━━━ Provided material ━━━

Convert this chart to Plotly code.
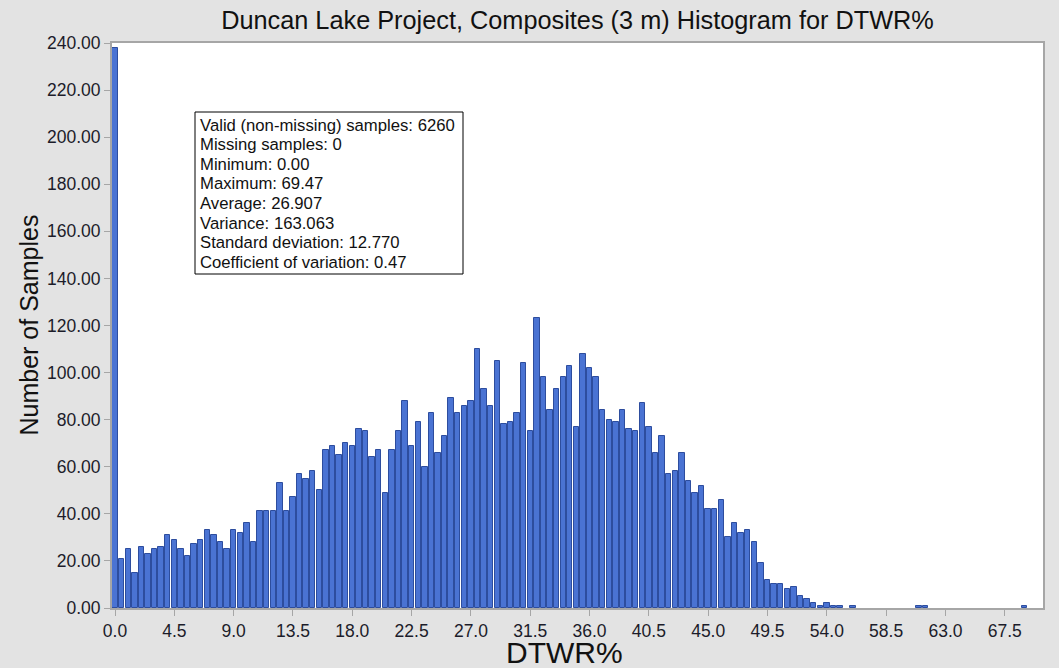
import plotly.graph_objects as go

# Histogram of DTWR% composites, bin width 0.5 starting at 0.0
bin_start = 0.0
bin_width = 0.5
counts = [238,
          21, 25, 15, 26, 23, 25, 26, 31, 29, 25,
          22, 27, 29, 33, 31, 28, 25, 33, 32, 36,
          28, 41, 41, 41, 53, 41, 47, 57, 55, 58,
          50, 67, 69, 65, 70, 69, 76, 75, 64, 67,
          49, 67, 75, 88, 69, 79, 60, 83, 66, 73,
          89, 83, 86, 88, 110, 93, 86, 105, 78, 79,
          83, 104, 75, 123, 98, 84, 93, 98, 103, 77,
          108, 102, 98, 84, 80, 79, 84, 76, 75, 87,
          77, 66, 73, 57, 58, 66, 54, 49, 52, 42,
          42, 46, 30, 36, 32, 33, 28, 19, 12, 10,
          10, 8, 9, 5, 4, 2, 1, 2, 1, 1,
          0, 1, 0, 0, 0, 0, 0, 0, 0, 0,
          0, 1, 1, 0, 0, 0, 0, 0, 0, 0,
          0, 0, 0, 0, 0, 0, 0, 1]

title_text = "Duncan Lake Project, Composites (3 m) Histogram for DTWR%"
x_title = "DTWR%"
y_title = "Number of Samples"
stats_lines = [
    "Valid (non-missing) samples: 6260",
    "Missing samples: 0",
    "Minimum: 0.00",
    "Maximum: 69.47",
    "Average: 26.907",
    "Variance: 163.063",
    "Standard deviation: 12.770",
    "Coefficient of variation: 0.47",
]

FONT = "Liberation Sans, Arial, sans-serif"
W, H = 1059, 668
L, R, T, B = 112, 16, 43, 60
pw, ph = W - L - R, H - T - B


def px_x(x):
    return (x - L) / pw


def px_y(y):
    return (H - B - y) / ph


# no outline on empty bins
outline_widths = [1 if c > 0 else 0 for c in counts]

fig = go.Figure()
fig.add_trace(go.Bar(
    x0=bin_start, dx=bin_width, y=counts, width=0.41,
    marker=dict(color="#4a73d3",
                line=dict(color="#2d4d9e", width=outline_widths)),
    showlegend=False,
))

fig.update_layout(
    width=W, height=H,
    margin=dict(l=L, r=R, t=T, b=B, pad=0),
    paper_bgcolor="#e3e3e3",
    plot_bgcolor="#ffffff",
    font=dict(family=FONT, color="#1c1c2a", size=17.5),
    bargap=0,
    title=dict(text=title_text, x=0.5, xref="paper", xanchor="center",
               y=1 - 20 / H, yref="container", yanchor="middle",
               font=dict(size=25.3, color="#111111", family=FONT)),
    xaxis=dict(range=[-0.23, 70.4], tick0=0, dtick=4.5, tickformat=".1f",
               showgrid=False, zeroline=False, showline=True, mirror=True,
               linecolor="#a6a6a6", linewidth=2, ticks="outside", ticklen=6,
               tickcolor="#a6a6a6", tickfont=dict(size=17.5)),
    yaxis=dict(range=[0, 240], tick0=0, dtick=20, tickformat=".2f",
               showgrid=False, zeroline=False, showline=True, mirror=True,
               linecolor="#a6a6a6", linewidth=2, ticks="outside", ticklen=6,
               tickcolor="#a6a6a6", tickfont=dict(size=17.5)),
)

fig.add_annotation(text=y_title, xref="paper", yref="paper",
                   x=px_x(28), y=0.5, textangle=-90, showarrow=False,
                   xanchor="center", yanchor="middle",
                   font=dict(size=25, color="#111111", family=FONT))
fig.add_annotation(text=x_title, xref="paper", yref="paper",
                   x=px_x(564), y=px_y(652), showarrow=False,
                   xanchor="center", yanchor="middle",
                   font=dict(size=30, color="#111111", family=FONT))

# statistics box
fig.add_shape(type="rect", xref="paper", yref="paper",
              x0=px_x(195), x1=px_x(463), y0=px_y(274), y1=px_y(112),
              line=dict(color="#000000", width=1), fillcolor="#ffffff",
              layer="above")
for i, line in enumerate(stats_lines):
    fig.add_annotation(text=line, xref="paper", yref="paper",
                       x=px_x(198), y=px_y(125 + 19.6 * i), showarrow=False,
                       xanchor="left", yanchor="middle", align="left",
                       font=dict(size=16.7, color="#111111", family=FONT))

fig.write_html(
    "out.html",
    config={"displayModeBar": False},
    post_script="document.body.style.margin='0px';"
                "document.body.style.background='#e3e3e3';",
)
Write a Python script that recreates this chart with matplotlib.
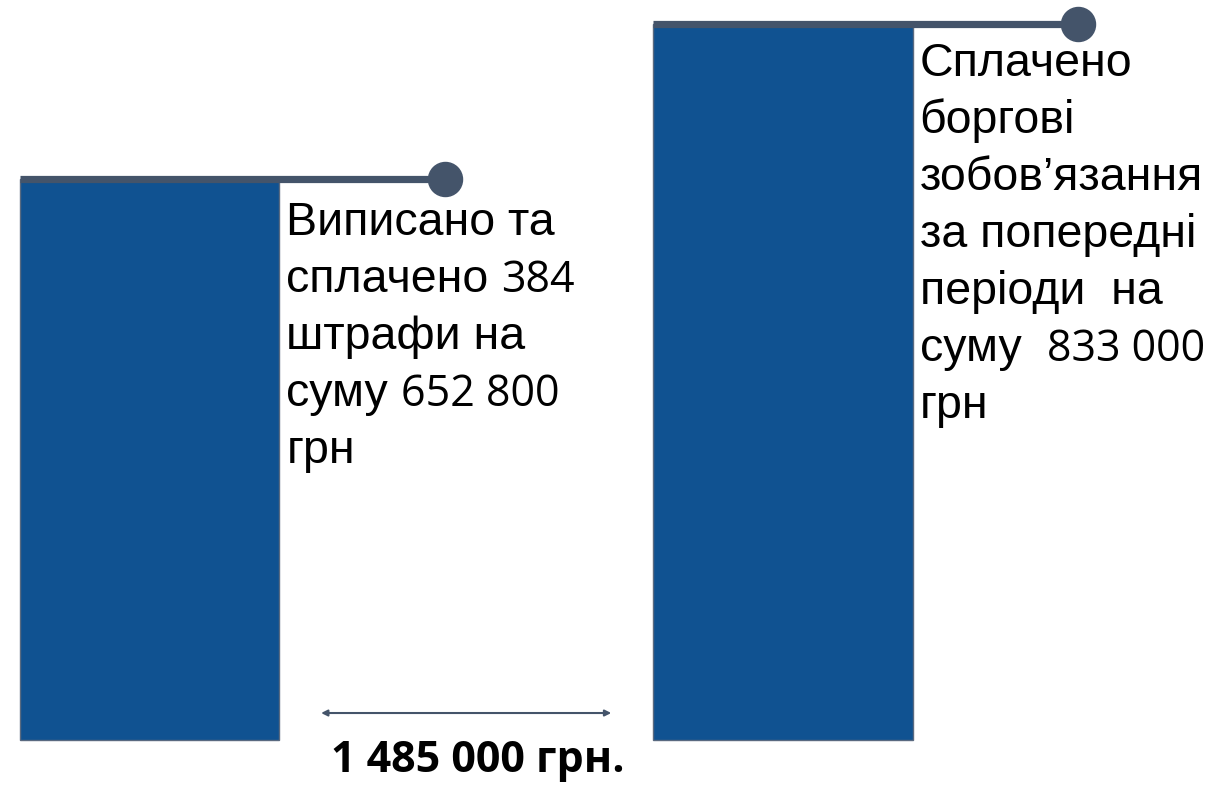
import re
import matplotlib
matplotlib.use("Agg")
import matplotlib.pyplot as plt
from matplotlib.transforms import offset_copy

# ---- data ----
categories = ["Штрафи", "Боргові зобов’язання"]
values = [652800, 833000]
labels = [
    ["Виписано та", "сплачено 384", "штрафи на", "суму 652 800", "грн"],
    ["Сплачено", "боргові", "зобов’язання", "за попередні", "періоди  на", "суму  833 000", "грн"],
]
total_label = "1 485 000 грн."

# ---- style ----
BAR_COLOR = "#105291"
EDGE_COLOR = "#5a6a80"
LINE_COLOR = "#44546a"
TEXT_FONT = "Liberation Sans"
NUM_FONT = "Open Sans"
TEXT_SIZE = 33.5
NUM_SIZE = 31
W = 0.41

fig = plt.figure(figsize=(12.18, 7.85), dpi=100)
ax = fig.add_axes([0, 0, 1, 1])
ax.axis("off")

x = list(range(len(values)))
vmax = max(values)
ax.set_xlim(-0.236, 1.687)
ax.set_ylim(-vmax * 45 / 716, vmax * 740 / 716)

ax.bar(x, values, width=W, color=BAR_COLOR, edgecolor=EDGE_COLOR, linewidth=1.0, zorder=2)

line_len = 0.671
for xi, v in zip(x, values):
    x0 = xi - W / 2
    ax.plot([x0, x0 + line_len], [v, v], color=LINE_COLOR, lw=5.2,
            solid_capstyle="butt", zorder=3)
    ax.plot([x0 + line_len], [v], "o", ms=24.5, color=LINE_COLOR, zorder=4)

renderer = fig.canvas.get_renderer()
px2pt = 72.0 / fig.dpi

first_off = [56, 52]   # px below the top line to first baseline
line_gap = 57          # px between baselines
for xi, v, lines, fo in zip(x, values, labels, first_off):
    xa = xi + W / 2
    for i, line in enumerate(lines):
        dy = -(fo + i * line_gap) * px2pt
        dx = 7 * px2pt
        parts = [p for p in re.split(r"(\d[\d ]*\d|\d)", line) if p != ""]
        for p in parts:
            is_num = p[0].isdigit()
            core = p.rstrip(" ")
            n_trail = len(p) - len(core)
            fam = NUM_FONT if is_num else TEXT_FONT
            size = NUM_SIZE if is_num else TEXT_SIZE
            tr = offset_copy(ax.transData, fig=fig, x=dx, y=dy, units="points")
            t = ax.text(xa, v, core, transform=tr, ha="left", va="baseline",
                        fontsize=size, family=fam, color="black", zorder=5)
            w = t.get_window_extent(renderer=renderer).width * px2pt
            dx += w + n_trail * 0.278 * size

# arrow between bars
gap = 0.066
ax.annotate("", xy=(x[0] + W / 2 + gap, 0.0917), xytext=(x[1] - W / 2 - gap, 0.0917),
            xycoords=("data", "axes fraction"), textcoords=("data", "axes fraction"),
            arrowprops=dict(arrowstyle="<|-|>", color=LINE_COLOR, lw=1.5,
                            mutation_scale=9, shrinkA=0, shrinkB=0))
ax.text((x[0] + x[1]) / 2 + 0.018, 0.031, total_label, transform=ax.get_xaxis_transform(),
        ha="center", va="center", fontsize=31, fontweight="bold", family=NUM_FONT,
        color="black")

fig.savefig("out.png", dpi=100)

━━━

**Aim of the task:** Reproduce the material above in full and without alteration, but skip all pictures.

**Answer:**
Convert this chart to Plotly code.
import plotly.graph_objects as go

# Histogram of DTWR% composites, bin width 0.5 starting at 0.0
bin_start = 0.0
bin_width = 0.5
counts = [238,
          21, 25, 15, 26, 23, 25, 26, 31, 29, 25,
          22, 27, 29, 33, 31, 28, 25, 33, 32, 36,
          28, 41, 41, 41, 53, 41, 47, 57, 55, 58,
          50, 67, 69, 65, 70, 69, 76, 75, 64, 67,
          49, 67, 75, 88, 69, 79, 60, 83, 66, 73,
          89, 83, 86, 88, 110, 93, 86, 105, 78, 79,
          83, 104, 75, 123, 98, 84, 93, 98, 103, 77,
          108, 102, 98, 84, 80, 79, 84, 76, 75, 87,
          77, 66, 73, 57, 58, 66, 54, 49, 52, 42,
          42, 46, 30, 36, 32, 33, 28, 19, 12, 10,
          10, 8, 9, 5, 4, 2, 1, 2, 1, 1,
          0, 1, 0, 0, 0, 0, 0, 0, 0, 0,
          0, 1, 1, 0, 0, 0, 0, 0, 0, 0,
          0, 0, 0, 0, 0, 0, 0, 1]

title_text = "Duncan Lake Project, Composites (3 m) Histogram for DTWR%"
x_title = "DTWR%"
y_title = "Number of Samples"
stats_lines = [
    "Valid (non-missing) samples: 6260",
    "Missing samples: 0",
    "Minimum: 0.00",
    "Maximum: 69.47",
    "Average: 26.907",
    "Variance: 163.063",
    "Standard deviation: 12.770",
    "Coefficient of variation: 0.47",
]

FONT = "Liberation Sans, Arial, sans-serif"
W, H = 1059, 668
L, R, T, B = 112, 16, 43, 60
pw, ph = W - L - R, H - T - B


def px_x(x):
    return (x - L) / pw


def px_y(y):
    return (H - B - y) / ph


# no outline on empty bins
outline_widths = [1 if c > 0 else 0 for c in counts]

fig = go.Figure()
fig.add_trace(go.Bar(
    x0=bin_start, dx=bin_width, y=counts, width=0.41,
    marker=dict(color="#4a73d3",
                line=dict(color="#2d4d9e", width=outline_widths)),
    showlegend=False,
))

fig.update_layout(
    width=W, height=H,
    margin=dict(l=L, r=R, t=T, b=B, pad=0),
    paper_bgcolor="#e3e3e3",
    plot_bgcolor="#ffffff",
    font=dict(family=FONT, color="#1c1c2a", size=17.5),
    bargap=0,
    title=dict(text=title_text, x=0.5, xref="paper", xanchor="center",
               y=1 - 20 / H, yref="container", yanchor="middle",
               font=dict(size=25.3, color="#111111", family=FONT)),
    xaxis=dict(range=[-0.23, 70.4], tick0=0, dtick=4.5, tickformat=".1f",
               showgrid=False, zeroline=False, showline=True, mirror=True,
               linecolor="#a6a6a6", linewidth=2, ticks="outside", ticklen=6,
               tickcolor="#a6a6a6", tickfont=dict(size=17.5)),
    yaxis=dict(range=[0, 240], tick0=0, dtick=20, tickformat=".2f",
               showgrid=False, zeroline=False, showline=True, mirror=True,
               linecolor="#a6a6a6", linewidth=2, ticks="outside", ticklen=6,
               tickcolor="#a6a6a6", tickfont=dict(size=17.5)),
)

fig.add_annotation(text=y_title, xref="paper", yref="paper",
                   x=px_x(28), y=0.5, textangle=-90, showarrow=False,
                   xanchor="center", yanchor="middle",
                   font=dict(size=25, color="#111111", family=FONT))
fig.add_annotation(text=x_title, xref="paper", yref="paper",
                   x=px_x(564), y=px_y(652), showarrow=False,
                   xanchor="center", yanchor="middle",
                   font=dict(size=30, color="#111111", family=FONT))

# statistics box
fig.add_shape(type="rect", xref="paper", yref="paper",
              x0=px_x(195), x1=px_x(463), y0=px_y(274), y1=px_y(112),
              line=dict(color="#000000", width=1), fillcolor="#ffffff",
              layer="above")
for i, line in enumerate(stats_lines):
    fig.add_annotation(text=line, xref="paper", yref="paper",
                       x=px_x(198), y=px_y(125 + 19.6 * i), showarrow=False,
                       xanchor="left", yanchor="middle", align="left",
                       font=dict(size=16.7, color="#111111", family=FONT))

fig.write_html(
    "out.html",
    config={"displayModeBar": False},
    post_script="document.body.style.margin='0px';"
                "document.body.style.background='#e3e3e3';",
)
Write a Python script that recreates this chart with matplotlib.
import re
import matplotlib
matplotlib.use("Agg")
import matplotlib.pyplot as plt
from matplotlib.transforms import offset_copy

# ---- data ----
categories = ["Штрафи", "Боргові зобов’язання"]
values = [652800, 833000]
labels = [
    ["Виписано та", "сплачено 384", "штрафи на", "суму 652 800", "грн"],
    ["Сплачено", "боргові", "зобов’язання", "за попередні", "періоди  на", "суму  833 000", "грн"],
]
total_label = "1 485 000 грн."

# ---- style ----
BAR_COLOR = "#105291"
EDGE_COLOR = "#5a6a80"
LINE_COLOR = "#44546a"
TEXT_FONT = "Liberation Sans"
NUM_FONT = "Open Sans"
TEXT_SIZE = 33.5
NUM_SIZE = 31
W = 0.41

fig = plt.figure(figsize=(12.18, 7.85), dpi=100)
ax = fig.add_axes([0, 0, 1, 1])
ax.axis("off")

x = list(range(len(values)))
vmax = max(values)
ax.set_xlim(-0.236, 1.687)
ax.set_ylim(-vmax * 45 / 716, vmax * 740 / 716)

ax.bar(x, values, width=W, color=BAR_COLOR, edgecolor=EDGE_COLOR, linewidth=1.0, zorder=2)

line_len = 0.671
for xi, v in zip(x, values):
    x0 = xi - W / 2
    ax.plot([x0, x0 + line_len], [v, v], color=LINE_COLOR, lw=5.2,
            solid_capstyle="butt", zorder=3)
    ax.plot([x0 + line_len], [v], "o", ms=24.5, color=LINE_COLOR, zorder=4)

renderer = fig.canvas.get_renderer()
px2pt = 72.0 / fig.dpi

first_off = [56, 52]   # px below the top line to first baseline
line_gap = 57          # px between baselines
for xi, v, lines, fo in zip(x, values, labels, first_off):
    xa = xi + W / 2
    for i, line in enumerate(lines):
        dy = -(fo + i * line_gap) * px2pt
        dx = 7 * px2pt
        parts = [p for p in re.split(r"(\d[\d ]*\d|\d)", line) if p != ""]
        for p in parts:
            is_num = p[0].isdigit()
            core = p.rstrip(" ")
            n_trail = len(p) - len(core)
            fam = NUM_FONT if is_num else TEXT_FONT
            size = NUM_SIZE if is_num else TEXT_SIZE
            tr = offset_copy(ax.transData, fig=fig, x=dx, y=dy, units="points")
            t = ax.text(xa, v, core, transform=tr, ha="left", va="baseline",
                        fontsize=size, family=fam, color="black", zorder=5)
            w = t.get_window_extent(renderer=renderer).width * px2pt
            dx += w + n_trail * 0.278 * size

# arrow between bars
gap = 0.066
ax.annotate("", xy=(x[0] + W / 2 + gap, 0.0917), xytext=(x[1] - W / 2 - gap, 0.0917),
            xycoords=("data", "axes fraction"), textcoords=("data", "axes fraction"),
            arrowprops=dict(arrowstyle="<|-|>", color=LINE_COLOR, lw=1.5,
                            mutation_scale=9, shrinkA=0, shrinkB=0))
ax.text((x[0] + x[1]) / 2 + 0.018, 0.031, total_label, transform=ax.get_xaxis_transform(),
        ha="center", va="center", fontsize=31, fontweight="bold", family=NUM_FONT,
        color="black")

fig.savefig("out.png", dpi=100)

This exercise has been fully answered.